◆ Stated exercise:
All of the listing below must be repeated word for word. Pictures are the only thing to omit.

◆ Data section:
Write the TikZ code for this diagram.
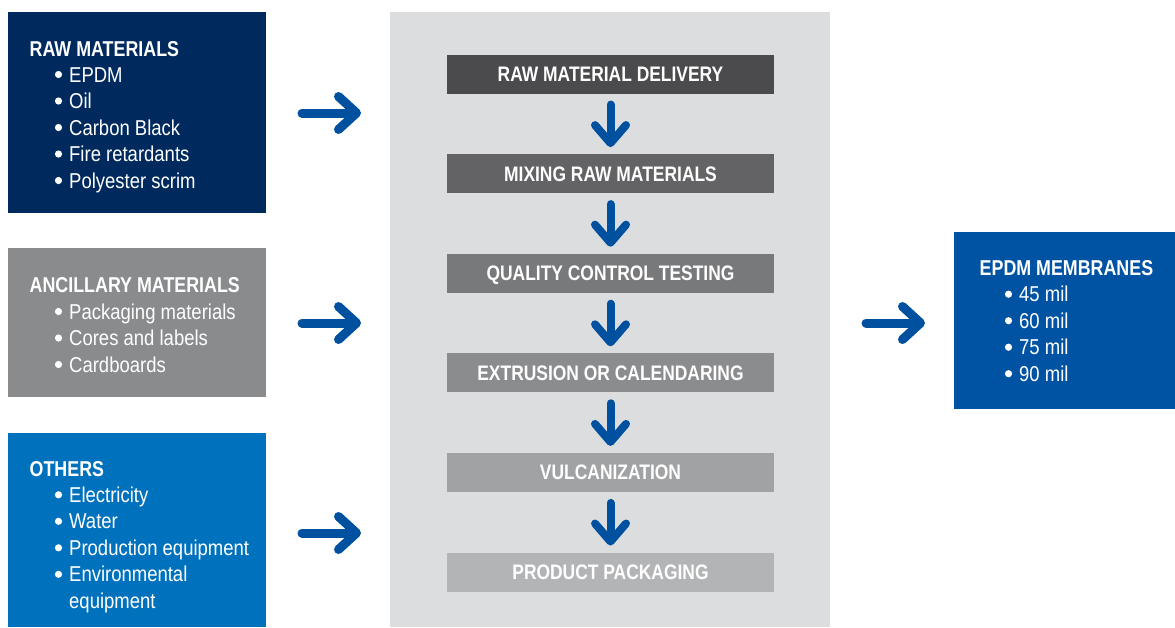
\documentclass[tikz,border=0pt]{standalone}
\usepackage{fontspec}
\setmainfont{Liberation Sans}
\newfontfamily\hdf{Liberation Sans}[FakeStretch=0.83]
\newfontfamily\bdf{Liberation Sans}[FakeStretch=0.86]
\usetikzlibrary{arrows.meta,calc}
\definecolor{navy}{HTML}{002A5E}
\definecolor{ancgray}{HTML}{898B8D}
\definecolor{othblue}{HTML}{0071BC}
\definecolor{memblue}{HTML}{0052A2}
\definecolor{arrblue}{HTML}{0050A0}
\definecolor{panelgray}{HTML}{DCDDDF}
\definecolor{sa}{HTML}{4B4B4D}
\definecolor{sb}{HTML}{636365}
\definecolor{sc}{HTML}{78797B}
\definecolor{sd}{HTML}{8B8C8E}
\definecolor{se}{HTML}{A1A2A4}
\definecolor{sf}{HTML}{B3B4B6}
\tikzset{
  areabox/.style={draw=none, inner sep=0pt, outer sep=0pt, anchor=north west},
  ttl/.style={text=white, inner sep=0pt, anchor=base west, font=\hdf\bfseries\fontsize{21.5}{25}\selectfont},
  bul/.style={text=white, inner sep=0pt, anchor=base west, font=\bdf\fontsize{21.5}{26}\selectfont},
  dot/.style={fill=white, draw=none},
  stepbox/.style={draw=none, inner sep=0pt, outer sep=0pt, minimum width=327pt, minimum height=39pt,
    text height=15pt, text depth=0pt, text=white, font=\hdf\bfseries\fontsize{21}{25}\selectfont},
  harr/.style={line width=9pt, draw=arrblue, line cap=round, -{Straight Barb[length=18pt,width=33pt,round]}},
  darr/.style={line width=8pt, draw=arrblue, line cap=round, -{Straight Barb[length=18pt,width=31pt,round]}}
}
\begin{document}
\begin{tikzpicture}[x=1pt,y=-1pt]
\useasboundingbox (0,0) rectangle (1175,627);
% left boxes
\node[areabox, fill=navy, minimum width=258pt, minimum height=201pt] (raw) at (8,12) {};
\node[areabox, fill=ancgray, minimum width=258pt, minimum height=149pt] (anc) at (8,248) {};
\node[areabox, fill=othblue, minimum width=258pt, minimum height=194pt] (oth) at (8,433) {};
% panel
\node[areabox, fill=panelgray, minimum width=440pt, minimum height=615pt] (panel) at (390,12) {};
% output box
\node[areabox, fill=memblue, minimum width=221pt, minimum height=177pt] (mem) at (954,232) {};

% raw materials text
\node[ttl] (rawt) at (29.5,56) {RAW MATERIALS};
\node[bul] (raw1) at (69,82) {EPDM};
\node[bul] (raw2) at (69,108.5) {Oil};
\node[bul] (raw3) at (69,135) {Carbon Black};
\node[bul] (raw4) at (69,161.5) {Fire retardants};
\node[bul] (raw5) at (69,188) {Polyester scrim};
% ancillary
\node[ttl] (anct) at (29.5,292) {ANCILLARY MATERIALS};
\node[bul] (anc1) at (69,319) {Packaging materials};
\node[bul] (anc2) at (69,345.5) {Cores and labels};
\node[bul] (anc3) at (69,372) {Cardboards};
% others
\node[ttl] (otht) at (29.5,476) {OTHERS};
\node[bul] (oth1) at (69,502.3) {Electricity};
\node[bul] (oth2) at (69,528.8) {Water};
\node[bul] (oth3) at (69,555.3) {Production equipment};
\node[bul] (oth4) at (69,581.8) {Environmental};
\node[bul] (oth5) at (69,608.3) {equipment};
% membranes
\node[ttl] (memt) at (979.5,275) {EPDM MEMBRANES};
\node[bul] (mem1) at (1019,301.7) {45 mil};
\node[bul] (mem2) at (1019,328.2) {60 mil};
\node[bul] (mem3) at (1019,354.7) {75 mil};
\node[bul] (mem4) at (1019,381.2) {90 mil};
% bullets
\foreach \n in {raw1,raw2,raw3,raw4,raw5,anc1,anc2,anc3,oth1,oth2,oth3,oth4,mem1,mem2,mem3,mem4}
  \fill[dot] ($(\n.base west)+(-10.5,-7.5)$) circle (3.6pt);

% steps
\node[stepbox, fill=sa] (s1) at (610.5,74) {RAW MATERIAL DELIVERY};
\node[stepbox, fill=sb] (s2) at (610.5,173.6) {MIXING RAW MATERIALS};
\node[stepbox, fill=sc] (s3) at (610.5,273.2) {QUALITY CONTROL TESTING};
\node[stepbox, fill=sd] (s4) at (610.5,372.8) {EXTRUSION OR CALENDARING};
\node[stepbox, fill=se] (s5) at (610.5,472.4) {VULCANIZATION};
\node[stepbox, fill=sf] (s6) at (610.5,572) {PRODUCT PACKAGING};

% down arrows
\draw[darr] ([yshift=-11pt]s1.south) -- ([yshift=7pt]s2.north);
\draw[darr] ([yshift=-11pt]s2.south) -- ([yshift=7pt]s3.north);
\draw[darr] ([yshift=-11pt]s3.south) -- ([yshift=7pt]s4.north);
\draw[darr] ([yshift=-11pt]s4.south) -- ([yshift=7pt]s5.north);
\draw[darr] ([yshift=-11pt]s5.south) -- ([yshift=7pt]s6.north);

% horizontal arrows
\draw[harr] ($(raw.east)+(36,0.5)$) -- ($(panel.west |- raw.east)+(-29,0.5)$);
\draw[harr] ($(anc.east)+(36,0.5)$) -- ($(panel.west |- anc.east)+(-29,0.5)$);
\draw[harr] ($(oth.east)+(36,3)$) -- ($(panel.west |- oth.east)+(-29,3)$);
\draw[harr] ($(panel.east |- mem.west)+(36,2.5)$) -- ($(mem.west)+(-29,2.5)$);
\end{tikzpicture}
\end{document}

◆ Worked solution:
Write the TikZ code for this diagram.
\documentclass[tikz,border=0pt]{standalone}
\usepackage{fontspec}
\setmainfont{Liberation Sans}
\newfontfamily\hdf{Liberation Sans}[FakeStretch=0.83]
\newfontfamily\bdf{Liberation Sans}[FakeStretch=0.86]
\usetikzlibrary{arrows.meta,calc}
\definecolor{navy}{HTML}{002A5E}
\definecolor{ancgray}{HTML}{898B8D}
\definecolor{othblue}{HTML}{0071BC}
\definecolor{memblue}{HTML}{0052A2}
\definecolor{arrblue}{HTML}{0050A0}
\definecolor{panelgray}{HTML}{DCDDDF}
\definecolor{sa}{HTML}{4B4B4D}
\definecolor{sb}{HTML}{636365}
\definecolor{sc}{HTML}{78797B}
\definecolor{sd}{HTML}{8B8C8E}
\definecolor{se}{HTML}{A1A2A4}
\definecolor{sf}{HTML}{B3B4B6}
\tikzset{
  areabox/.style={draw=none, inner sep=0pt, outer sep=0pt, anchor=north west},
  ttl/.style={text=white, inner sep=0pt, anchor=base west, font=\hdf\bfseries\fontsize{21.5}{25}\selectfont},
  bul/.style={text=white, inner sep=0pt, anchor=base west, font=\bdf\fontsize{21.5}{26}\selectfont},
  dot/.style={fill=white, draw=none},
  stepbox/.style={draw=none, inner sep=0pt, outer sep=0pt, minimum width=327pt, minimum height=39pt,
    text height=15pt, text depth=0pt, text=white, font=\hdf\bfseries\fontsize{21}{25}\selectfont},
  harr/.style={line width=9pt, draw=arrblue, line cap=round, -{Straight Barb[length=18pt,width=33pt,round]}},
  darr/.style={line width=8pt, draw=arrblue, line cap=round, -{Straight Barb[length=18pt,width=31pt,round]}}
}
\begin{document}
\begin{tikzpicture}[x=1pt,y=-1pt]
\useasboundingbox (0,0) rectangle (1175,627);
% left boxes
\node[areabox, fill=navy, minimum width=258pt, minimum height=201pt] (raw) at (8,12) {};
\node[areabox, fill=ancgray, minimum width=258pt, minimum height=149pt] (anc) at (8,248) {};
\node[areabox, fill=othblue, minimum width=258pt, minimum height=194pt] (oth) at (8,433) {};
% panel
\node[areabox, fill=panelgray, minimum width=440pt, minimum height=615pt] (panel) at (390,12) {};
% output box
\node[areabox, fill=memblue, minimum width=221pt, minimum height=177pt] (mem) at (954,232) {};

% raw materials text
\node[ttl] (rawt) at (29.5,56) {RAW MATERIALS};
\node[bul] (raw1) at (69,82) {EPDM};
\node[bul] (raw2) at (69,108.5) {Oil};
\node[bul] (raw3) at (69,135) {Carbon Black};
\node[bul] (raw4) at (69,161.5) {Fire retardants};
\node[bul] (raw5) at (69,188) {Polyester scrim};
% ancillary
\node[ttl] (anct) at (29.5,292) {ANCILLARY MATERIALS};
\node[bul] (anc1) at (69,319) {Packaging materials};
\node[bul] (anc2) at (69,345.5) {Cores and labels};
\node[bul] (anc3) at (69,372) {Cardboards};
% others
\node[ttl] (otht) at (29.5,476) {OTHERS};
\node[bul] (oth1) at (69,502.3) {Electricity};
\node[bul] (oth2) at (69,528.8) {Water};
\node[bul] (oth3) at (69,555.3) {Production equipment};
\node[bul] (oth4) at (69,581.8) {Environmental};
\node[bul] (oth5) at (69,608.3) {equipment};
% membranes
\node[ttl] (memt) at (979.5,275) {EPDM MEMBRANES};
\node[bul] (mem1) at (1019,301.7) {45 mil};
\node[bul] (mem2) at (1019,328.2) {60 mil};
\node[bul] (mem3) at (1019,354.7) {75 mil};
\node[bul] (mem4) at (1019,381.2) {90 mil};
% bullets
\foreach \n in {raw1,raw2,raw3,raw4,raw5,anc1,anc2,anc3,oth1,oth2,oth3,oth4,mem1,mem2,mem3,mem4}
  \fill[dot] ($(\n.base west)+(-10.5,-7.5)$) circle (3.6pt);

% steps
\node[stepbox, fill=sa] (s1) at (610.5,74) {RAW MATERIAL DELIVERY};
\node[stepbox, fill=sb] (s2) at (610.5,173.6) {MIXING RAW MATERIALS};
\node[stepbox, fill=sc] (s3) at (610.5,273.2) {QUALITY CONTROL TESTING};
\node[stepbox, fill=sd] (s4) at (610.5,372.8) {EXTRUSION OR CALENDARING};
\node[stepbox, fill=se] (s5) at (610.5,472.4) {VULCANIZATION};
\node[stepbox, fill=sf] (s6) at (610.5,572) {PRODUCT PACKAGING};

% down arrows
\draw[darr] ([yshift=-11pt]s1.south) -- ([yshift=7pt]s2.north);
\draw[darr] ([yshift=-11pt]s2.south) -- ([yshift=7pt]s3.north);
\draw[darr] ([yshift=-11pt]s3.south) -- ([yshift=7pt]s4.north);
\draw[darr] ([yshift=-11pt]s4.south) -- ([yshift=7pt]s5.north);
\draw[darr] ([yshift=-11pt]s5.south) -- ([yshift=7pt]s6.north);

% horizontal arrows
\draw[harr] ($(raw.east)+(36,0.5)$) -- ($(panel.west |- raw.east)+(-29,0.5)$);
\draw[harr] ($(anc.east)+(36,0.5)$) -- ($(panel.west |- anc.east)+(-29,0.5)$);
\draw[harr] ($(oth.east)+(36,3)$) -- ($(panel.west |- oth.east)+(-29,3)$);
\draw[harr] ($(panel.east |- mem.west)+(36,2.5)$) -- ($(mem.west)+(-29,2.5)$);
\end{tikzpicture}
\end{document}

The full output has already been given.